Once an Albanian is killed, the feud can quickly escalate: Male family members are responsible for preserving the honor of the deceased—even if it takes generations to obtain revenge. But there are limits, even in blood feuds. The Canon stipulates, “If two groups are fighting and one hundred men have been killed on one side and not a single one on the other, the rifles must be put aside and the firing must stop if someone interposes himself between the two groups.” In some parts of Montenegro, village elders establish a cut-off point: After a certain number of people are killed, the blood feud is officially terminated. “In my village, it was 21,” Nikci remembers.

What if the combatants refuse to end the feud? The Canon has an answer for that as well: “If the firing and abusive language does not stop after the mediation, there is a tremendous rain of bullets and a confusion of rifles until both sides are destroyed.”
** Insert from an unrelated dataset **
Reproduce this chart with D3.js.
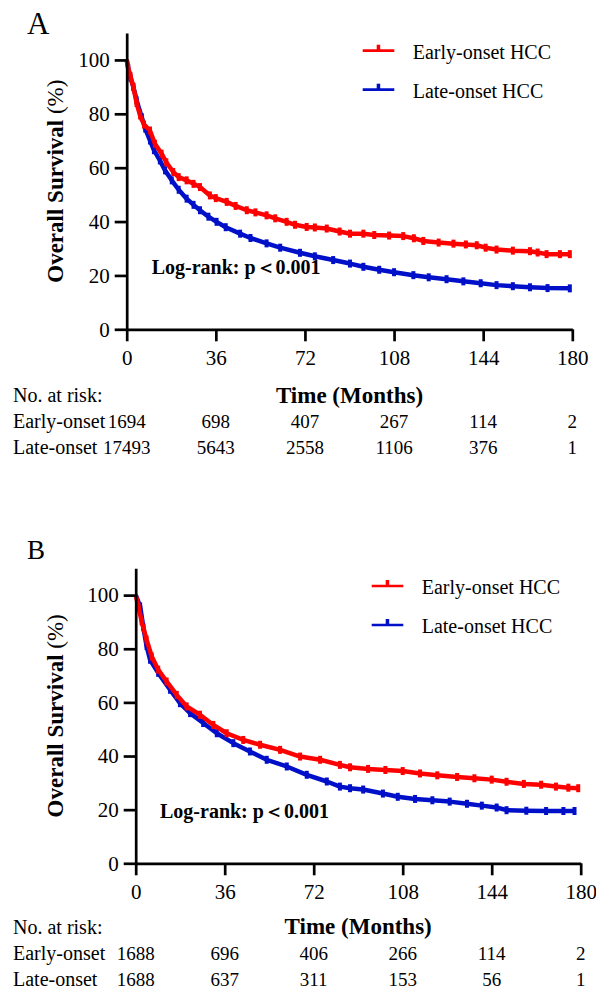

It took a man of Cetta’s insight and stature to realize that, as the twenty-first century looms, The Canon of Leke Dukagjini may not be the most productive guide to personal conduct. In Kosova, Montenegro, and Macedonia, Cetta visited more than 1,500 families embroiled in feuds, showing sympathy to their predicament, but sternness in his demand: Blood feuds must end, for they were obstructing efforts to create an independent Albanian republic in what is now Yugoslavia.

In the past, when a blood feud was resolved, the guilty party would send a mutual friend to the other family to request forgiveness. When Cetta ended a blood feud, he never asked forgiveness in any individual’s name, but in the name of the Albanian nation.

After Cetta’s visit, blood feuds suddenly fell out of vogue in the Bronx. In the course of a week in July 1990, ten oaths of revenge were retracted, another 12 potential blood feuds quelled. Cetta and his entourage moved on to Detroit to counsel Albanians there.

Nikci remembers feeling nervous about attending local weddings, lest he get caught in the cross fire. Now he says that although not all blood feuds have ended, Albanians’ attitudes have changed: When neighbors are on the verge of violence, the name of Cetta is invoked, and everyone steps back from the brink and reevaluates his anger. “The only comparison I can make is to Gandhi,” Nikci says.

As fighting intensifies in Yugoslavia, the number of Albanian immigrants streaming into the Bronx is likely to increase. Here in a borough that the rest of the city has largely written off, Albanians will continue to flourish quietly—aware that it is the sometimes rigid constraints of Albanian culture that have enabled them to prosper here.

Even those outside the tribe must give the Albanians their due: Obstinate, chauvinistic, even occasionally violent, they may be. But if you’ve been to Pelham Parkway you know that they keep a nice neighborhood. And today in inner-city New York, that’s no small virtue.